• _GOAL OF THE EXERCISE_
Copy all of the material exactly. Pictures are not to appear in the copy.
********************
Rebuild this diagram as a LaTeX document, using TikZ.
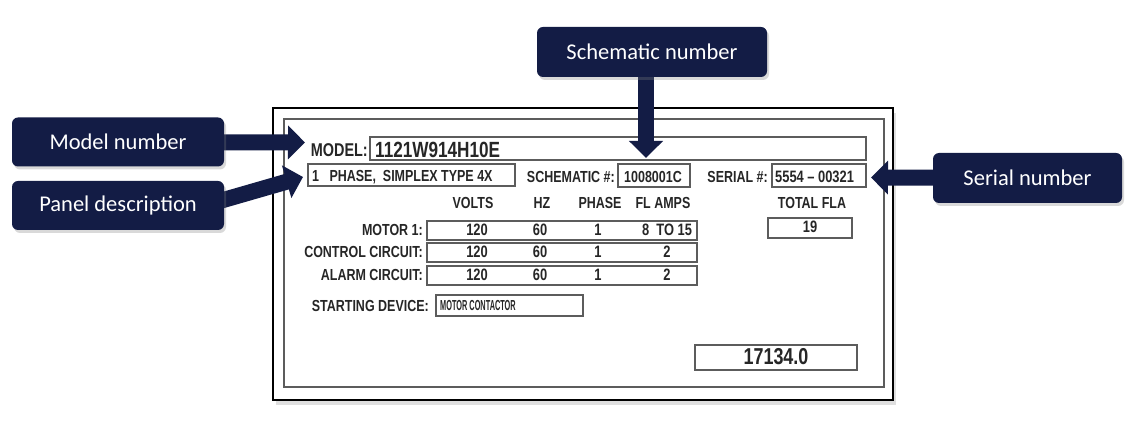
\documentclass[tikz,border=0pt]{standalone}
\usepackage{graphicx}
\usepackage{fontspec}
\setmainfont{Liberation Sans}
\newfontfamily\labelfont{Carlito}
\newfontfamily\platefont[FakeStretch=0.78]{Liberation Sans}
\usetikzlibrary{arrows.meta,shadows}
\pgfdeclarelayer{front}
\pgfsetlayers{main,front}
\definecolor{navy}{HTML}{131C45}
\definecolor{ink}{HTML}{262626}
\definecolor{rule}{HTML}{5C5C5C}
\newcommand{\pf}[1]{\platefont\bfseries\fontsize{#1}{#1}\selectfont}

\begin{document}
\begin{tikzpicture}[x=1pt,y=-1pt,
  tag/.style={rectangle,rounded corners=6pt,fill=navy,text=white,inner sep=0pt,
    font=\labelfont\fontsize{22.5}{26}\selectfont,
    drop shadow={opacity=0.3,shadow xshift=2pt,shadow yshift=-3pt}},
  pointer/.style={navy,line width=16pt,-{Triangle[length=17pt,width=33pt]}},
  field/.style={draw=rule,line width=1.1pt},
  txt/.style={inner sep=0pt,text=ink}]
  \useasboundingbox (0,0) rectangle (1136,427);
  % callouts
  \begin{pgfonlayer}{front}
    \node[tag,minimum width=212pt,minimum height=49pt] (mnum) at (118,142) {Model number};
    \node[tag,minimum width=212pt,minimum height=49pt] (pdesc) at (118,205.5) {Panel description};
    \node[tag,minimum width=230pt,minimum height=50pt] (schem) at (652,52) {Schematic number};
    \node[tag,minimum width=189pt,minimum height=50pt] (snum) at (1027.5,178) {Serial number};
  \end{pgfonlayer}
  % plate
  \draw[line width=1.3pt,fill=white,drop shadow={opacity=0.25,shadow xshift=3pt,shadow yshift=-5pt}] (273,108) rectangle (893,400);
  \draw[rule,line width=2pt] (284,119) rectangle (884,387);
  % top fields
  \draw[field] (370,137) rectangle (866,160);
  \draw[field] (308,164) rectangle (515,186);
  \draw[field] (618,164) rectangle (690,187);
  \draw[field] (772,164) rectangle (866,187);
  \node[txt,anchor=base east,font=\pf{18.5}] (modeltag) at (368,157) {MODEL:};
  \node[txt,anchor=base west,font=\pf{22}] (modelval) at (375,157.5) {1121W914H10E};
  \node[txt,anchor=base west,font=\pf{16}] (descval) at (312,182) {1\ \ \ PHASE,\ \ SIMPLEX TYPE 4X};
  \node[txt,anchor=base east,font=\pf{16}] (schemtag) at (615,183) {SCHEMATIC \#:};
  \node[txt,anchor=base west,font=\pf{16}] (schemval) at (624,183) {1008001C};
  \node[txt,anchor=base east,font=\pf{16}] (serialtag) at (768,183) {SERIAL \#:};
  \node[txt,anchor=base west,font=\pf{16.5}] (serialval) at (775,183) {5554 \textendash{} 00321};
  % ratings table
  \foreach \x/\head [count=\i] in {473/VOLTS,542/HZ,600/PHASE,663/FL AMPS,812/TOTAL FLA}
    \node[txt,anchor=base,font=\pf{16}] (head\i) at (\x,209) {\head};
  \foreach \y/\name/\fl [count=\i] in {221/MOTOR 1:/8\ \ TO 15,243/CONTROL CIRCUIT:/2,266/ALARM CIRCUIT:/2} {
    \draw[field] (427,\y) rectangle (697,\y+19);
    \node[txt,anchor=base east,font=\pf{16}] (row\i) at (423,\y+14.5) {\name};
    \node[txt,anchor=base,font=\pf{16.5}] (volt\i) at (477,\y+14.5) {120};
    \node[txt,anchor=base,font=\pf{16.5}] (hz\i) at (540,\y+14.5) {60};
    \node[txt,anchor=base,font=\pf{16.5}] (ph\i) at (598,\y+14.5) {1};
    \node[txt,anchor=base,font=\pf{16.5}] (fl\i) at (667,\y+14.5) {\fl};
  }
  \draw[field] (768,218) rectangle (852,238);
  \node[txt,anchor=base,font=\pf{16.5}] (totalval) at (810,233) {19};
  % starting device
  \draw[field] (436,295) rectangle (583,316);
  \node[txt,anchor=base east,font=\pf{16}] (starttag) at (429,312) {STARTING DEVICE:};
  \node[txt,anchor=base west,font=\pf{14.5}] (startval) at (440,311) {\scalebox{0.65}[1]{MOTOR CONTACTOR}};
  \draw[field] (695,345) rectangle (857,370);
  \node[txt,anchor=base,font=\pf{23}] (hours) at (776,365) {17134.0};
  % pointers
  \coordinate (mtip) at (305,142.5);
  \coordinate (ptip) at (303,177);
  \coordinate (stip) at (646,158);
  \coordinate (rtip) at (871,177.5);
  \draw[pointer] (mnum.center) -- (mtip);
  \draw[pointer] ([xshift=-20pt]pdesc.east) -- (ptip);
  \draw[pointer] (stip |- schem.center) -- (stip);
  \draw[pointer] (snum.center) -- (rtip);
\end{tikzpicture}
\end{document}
********************
• _RESULT FOR THIS EXERCISE_
Rebuild this diagram as a LaTeX document, using TikZ.
\documentclass[tikz,border=0pt]{standalone}
\usepackage{graphicx}
\usepackage{fontspec}
\setmainfont{Liberation Sans}
\newfontfamily\labelfont{Carlito}
\newfontfamily\platefont[FakeStretch=0.78]{Liberation Sans}
\usetikzlibrary{arrows.meta,shadows}
\pgfdeclarelayer{front}
\pgfsetlayers{main,front}
\definecolor{navy}{HTML}{131C45}
\definecolor{ink}{HTML}{262626}
\definecolor{rule}{HTML}{5C5C5C}
\newcommand{\pf}[1]{\platefont\bfseries\fontsize{#1}{#1}\selectfont}

\begin{document}
\begin{tikzpicture}[x=1pt,y=-1pt,
  tag/.style={rectangle,rounded corners=6pt,fill=navy,text=white,inner sep=0pt,
    font=\labelfont\fontsize{22.5}{26}\selectfont,
    drop shadow={opacity=0.3,shadow xshift=2pt,shadow yshift=-3pt}},
  pointer/.style={navy,line width=16pt,-{Triangle[length=17pt,width=33pt]}},
  field/.style={draw=rule,line width=1.1pt},
  txt/.style={inner sep=0pt,text=ink}]
  \useasboundingbox (0,0) rectangle (1136,427);
  % callouts
  \begin{pgfonlayer}{front}
    \node[tag,minimum width=212pt,minimum height=49pt] (mnum) at (118,142) {Model number};
    \node[tag,minimum width=212pt,minimum height=49pt] (pdesc) at (118,205.5) {Panel description};
    \node[tag,minimum width=230pt,minimum height=50pt] (schem) at (652,52) {Schematic number};
    \node[tag,minimum width=189pt,minimum height=50pt] (snum) at (1027.5,178) {Serial number};
  \end{pgfonlayer}
  % plate
  \draw[line width=1.3pt,fill=white,drop shadow={opacity=0.25,shadow xshift=3pt,shadow yshift=-5pt}] (273,108) rectangle (893,400);
  \draw[rule,line width=2pt] (284,119) rectangle (884,387);
  % top fields
  \draw[field] (370,137) rectangle (866,160);
  \draw[field] (308,164) rectangle (515,186);
  \draw[field] (618,164) rectangle (690,187);
  \draw[field] (772,164) rectangle (866,187);
  \node[txt,anchor=base east,font=\pf{18.5}] (modeltag) at (368,157) {MODEL:};
  \node[txt,anchor=base west,font=\pf{22}] (modelval) at (375,157.5) {1121W914H10E};
  \node[txt,anchor=base west,font=\pf{16}] (descval) at (312,182) {1\ \ \ PHASE,\ \ SIMPLEX TYPE 4X};
  \node[txt,anchor=base east,font=\pf{16}] (schemtag) at (615,183) {SCHEMATIC \#:};
  \node[txt,anchor=base west,font=\pf{16}] (schemval) at (624,183) {1008001C};
  \node[txt,anchor=base east,font=\pf{16}] (serialtag) at (768,183) {SERIAL \#:};
  \node[txt,anchor=base west,font=\pf{16.5}] (serialval) at (775,183) {5554 \textendash{} 00321};
  % ratings table
  \foreach \x/\head [count=\i] in {473/VOLTS,542/HZ,600/PHASE,663/FL AMPS,812/TOTAL FLA}
    \node[txt,anchor=base,font=\pf{16}] (head\i) at (\x,209) {\head};
  \foreach \y/\name/\fl [count=\i] in {221/MOTOR 1:/8\ \ TO 15,243/CONTROL CIRCUIT:/2,266/ALARM CIRCUIT:/2} {
    \draw[field] (427,\y) rectangle (697,\y+19);
    \node[txt,anchor=base east,font=\pf{16}] (row\i) at (423,\y+14.5) {\name};
    \node[txt,anchor=base,font=\pf{16.5}] (volt\i) at (477,\y+14.5) {120};
    \node[txt,anchor=base,font=\pf{16.5}] (hz\i) at (540,\y+14.5) {60};
    \node[txt,anchor=base,font=\pf{16.5}] (ph\i) at (598,\y+14.5) {1};
    \node[txt,anchor=base,font=\pf{16.5}] (fl\i) at (667,\y+14.5) {\fl};
  }
  \draw[field] (768,218) rectangle (852,238);
  \node[txt,anchor=base,font=\pf{16.5}] (totalval) at (810,233) {19};
  % starting device
  \draw[field] (436,295) rectangle (583,316);
  \node[txt,anchor=base east,font=\pf{16}] (starttag) at (429,312) {STARTING DEVICE:};
  \node[txt,anchor=base west,font=\pf{14.5}] (startval) at (440,311) {\scalebox{0.65}[1]{MOTOR CONTACTOR}};
  \draw[field] (695,345) rectangle (857,370);
  \node[txt,anchor=base,font=\pf{23}] (hours) at (776,365) {17134.0};
  % pointers
  \coordinate (mtip) at (305,142.5);
  \coordinate (ptip) at (303,177);
  \coordinate (stip) at (646,158);
  \coordinate (rtip) at (871,177.5);
  \draw[pointer] (mnum.center) -- (mtip);
  \draw[pointer] ([xshift=-20pt]pdesc.east) -- (ptip);
  \draw[pointer] (stip |- schem.center) -- (stip);
  \draw[pointer] (snum.center) -- (rtip);
\end{tikzpicture}
\end{document}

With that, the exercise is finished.